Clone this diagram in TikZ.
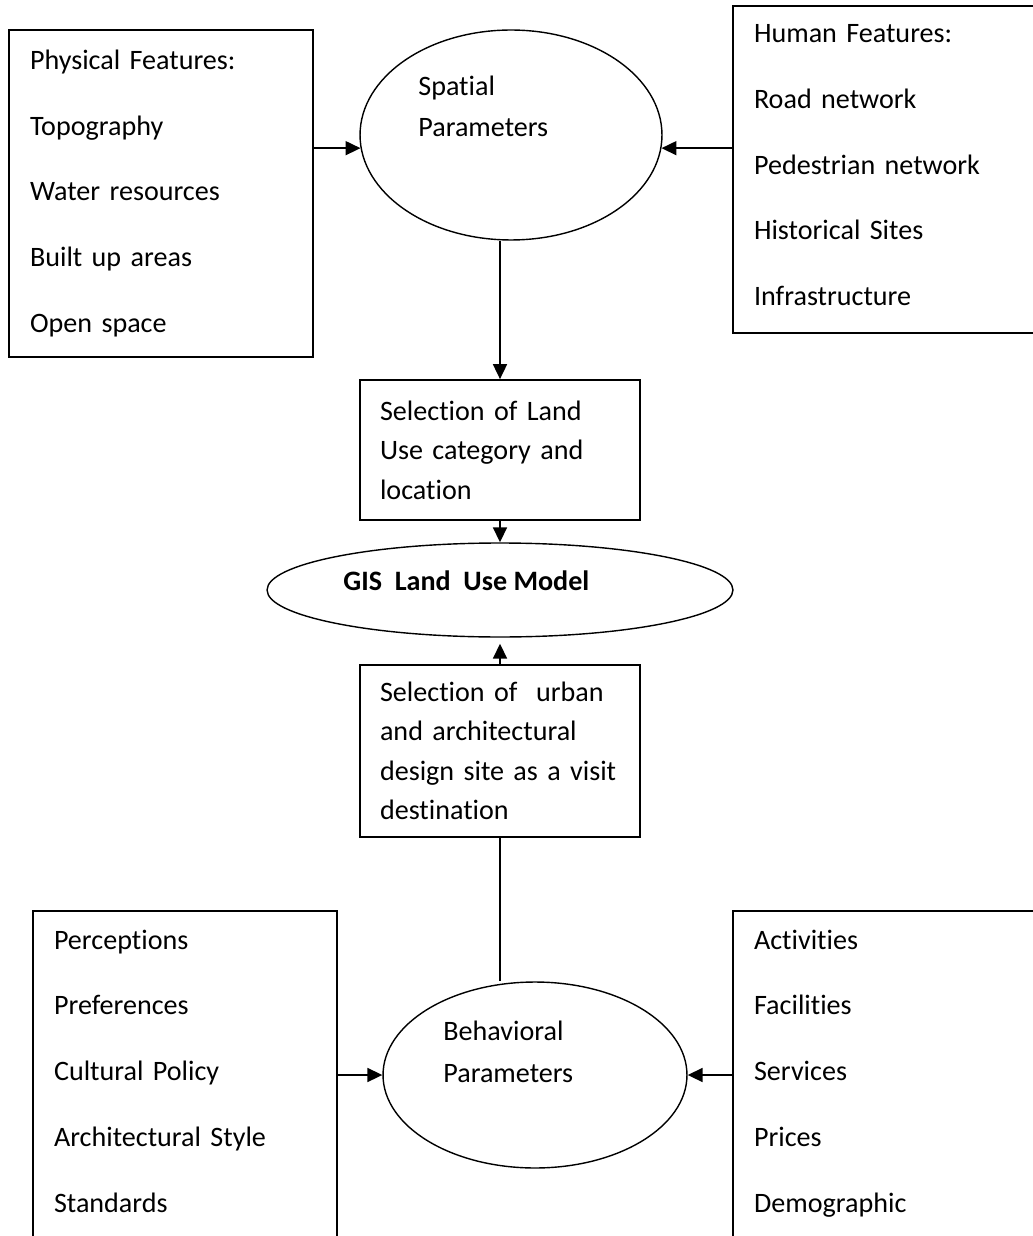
\documentclass[tikz,border=0pt]{standalone}
\usepackage{fontspec}
\setmainfont{Carlito}[Ligatures=NoCommon]
\usetikzlibrary{arrows.meta}
\usetikzlibrary{shapes.geometric}
\usetikzlibrary{positioning}
\tikzset{listbox/.style = {draw, line width=1pt, rectangle, align=left, inner xsep=0.42cm, inner ysep=0, font=\fontsize{16}{37.4}\selectfont}}
\tikzset{stepbox/.style = {draw, line width=1pt, rectangle, align=left, inner xsep=0.4cm, inner ysep=0, minimum width=5.6cm, text width=4.8cm, font=\fontsize{16}{22.4}\selectfont}}
\tikzset{bubble/.style = {draw, line width=0.8pt, ellipse, inner sep=0}}
\tikzset{bubbletext/.style = {align=left, inner sep=0, font=\fontsize{16}{23.8}\selectfont}}
\tikzset{arrow/.style = {line width=1pt, -{Triangle[length=0.3cm, width=0.28cm]}}}

\begin{document}
\begin{tikzpicture}[x=0.02cm, y=-0.02cm]
  \useasboundingbox (0, 0) rectangle (1033, 1236);
  \clip (0, 0) rectangle (1033, 1236);

  \node [listbox, minimum width=6.08cm, minimum height=6.54cm, text width=5.24cm] (physical) at (161, 193.5) {Physical Features:\\Topography\\Water resources\\Built up areas\\Open space};
  \node [listbox, minimum width=6.4cm, minimum height=6.54cm, text width=5.56cm] (human) at (893, 169.5) {Human Features:\\Road network\\Pedestrian network\\Historical Sites\\Infrastructure\rule[-0.18cm]{0pt}{0pt}};

  \node [bubble, minimum width=6.04cm, minimum height=4.2cm] (spatial) at (511, 135) {};
  \node [bubbletext, anchor=base west] (spatialtext) at (418, 137) {Spatial\\Parameters};

  \node [stepbox, minimum height=2.8cm] (landuse) at (500, 450) {Selection of Land\\Use category and\\location};
  \node [bubble, minimum width=9.32cm, minimum height=1.88cm] (gis) at (500, 590) {};
  \node [bubbletext, anchor=base west, font=\fontsize{16}{23.8}\selectfont\bfseries] (gistext) at (343, 590) {GIS\ \ Land\ \ Use Model};
  \node [stepbox, minimum height=3.44cm] (site) at (500, 751) {Selection of\ \ urban\\and architectural\\design site as a visit\\destination};

  \node [bubble, minimum width=6.08cm, minimum height=3.72cm] (behav) at (535, 1075) {};
  \node [bubbletext, anchor=base west] (behavtext) at (443, 1082) {Behavioral\\Parameters};

  \node [listbox, minimum width=6.08cm, minimum height=6.68cm, text width=5.24cm] (perception) at (185, 1078) {Perceptions\\Preferences\\Cultural Policy\\Architectural Style\\Standards\rule[-0.28cm]{0pt}{0pt}};
  \node [listbox, minimum width=6.4cm, minimum height=6.68cm, text width=5.56cm] (activity) at (893, 1078) {Activities\\Facilities\\Services\\Prices\\Demographic\rule[-0.28cm]{0pt}{0pt}};

  \draw [arrow] (physical.east |- spatial.185) -- (spatial.185);
  \draw [arrow] (human.west |- spatial.-5) -- (spatial.-5);
  \draw [arrow] (spatial.south -| landuse.north) -- (landuse.north);
  \draw [arrow] (landuse.south) -- (gis.north);
  \draw [arrow, shorten >=0.12cm] (site.north) -- (gis.south);
  \draw [line width=1pt] (site.south) -- (site.south |- behav.north);
  \draw [arrow] (perception.east |- behav.west) -- (behav.west);
  \draw [arrow] (activity.west |- behav.east) -- (behav.east);
\end{tikzpicture}
\end{document}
········
Transcribe each line above verbatim, with the pictures left out.

Clone this diagram in TikZ.
\documentclass[tikz,border=0pt]{standalone}
\usepackage{fontspec}
\setmainfont{Carlito}[Ligatures=NoCommon]
\usetikzlibrary{arrows.meta}
\usetikzlibrary{shapes.geometric}
\usetikzlibrary{positioning}
\tikzset{listbox/.style = {draw, line width=1pt, rectangle, align=left, inner xsep=0.42cm, inner ysep=0, font=\fontsize{16}{37.4}\selectfont}}
\tikzset{stepbox/.style = {draw, line width=1pt, rectangle, align=left, inner xsep=0.4cm, inner ysep=0, minimum width=5.6cm, text width=4.8cm, font=\fontsize{16}{22.4}\selectfont}}
\tikzset{bubble/.style = {draw, line width=0.8pt, ellipse, inner sep=0}}
\tikzset{bubbletext/.style = {align=left, inner sep=0, font=\fontsize{16}{23.8}\selectfont}}
\tikzset{arrow/.style = {line width=1pt, -{Triangle[length=0.3cm, width=0.28cm]}}}

\begin{document}
\begin{tikzpicture}[x=0.02cm, y=-0.02cm]
  \useasboundingbox (0, 0) rectangle (1033, 1236);
  \clip (0, 0) rectangle (1033, 1236);

  \node [listbox, minimum width=6.08cm, minimum height=6.54cm, text width=5.24cm] (physical) at (161, 193.5) {Physical Features:\\Topography\\Water resources\\Built up areas\\Open space};
  \node [listbox, minimum width=6.4cm, minimum height=6.54cm, text width=5.56cm] (human) at (893, 169.5) {Human Features:\\Road network\\Pedestrian network\\Historical Sites\\Infrastructure\rule[-0.18cm]{0pt}{0pt}};

  \node [bubble, minimum width=6.04cm, minimum height=4.2cm] (spatial) at (511, 135) {};
  \node [bubbletext, anchor=base west] (spatialtext) at (418, 137) {Spatial\\Parameters};

  \node [stepbox, minimum height=2.8cm] (landuse) at (500, 450) {Selection of Land\\Use category and\\location};
  \node [bubble, minimum width=9.32cm, minimum height=1.88cm] (gis) at (500, 590) {};
  \node [bubbletext, anchor=base west, font=\fontsize{16}{23.8}\selectfont\bfseries] (gistext) at (343, 590) {GIS\ \ Land\ \ Use Model};
  \node [stepbox, minimum height=3.44cm] (site) at (500, 751) {Selection of\ \ urban\\and architectural\\design site as a visit\\destination};

  \node [bubble, minimum width=6.08cm, minimum height=3.72cm] (behav) at (535, 1075) {};
  \node [bubbletext, anchor=base west] (behavtext) at (443, 1082) {Behavioral\\Parameters};

  \node [listbox, minimum width=6.08cm, minimum height=6.68cm, text width=5.24cm] (perception) at (185, 1078) {Perceptions\\Preferences\\Cultural Policy\\Architectural Style\\Standards\rule[-0.28cm]{0pt}{0pt}};
  \node [listbox, minimum width=6.4cm, minimum height=6.68cm, text width=5.56cm] (activity) at (893, 1078) {Activities\\Facilities\\Services\\Prices\\Demographic\rule[-0.28cm]{0pt}{0pt}};

  \draw [arrow] (physical.east |- spatial.185) -- (spatial.185);
  \draw [arrow] (human.west |- spatial.-5) -- (spatial.-5);
  \draw [arrow] (spatial.south -| landuse.north) -- (landuse.north);
  \draw [arrow] (landuse.south) -- (gis.north);
  \draw [arrow, shorten >=0.12cm] (site.north) -- (gis.south);
  \draw [line width=1pt] (site.south) -- (site.south |- behav.north);
  \draw [arrow] (perception.east |- behav.west) -- (behav.west);
  \draw [arrow] (activity.west |- behav.east) -- (behav.east);
\end{tikzpicture}
\end{document}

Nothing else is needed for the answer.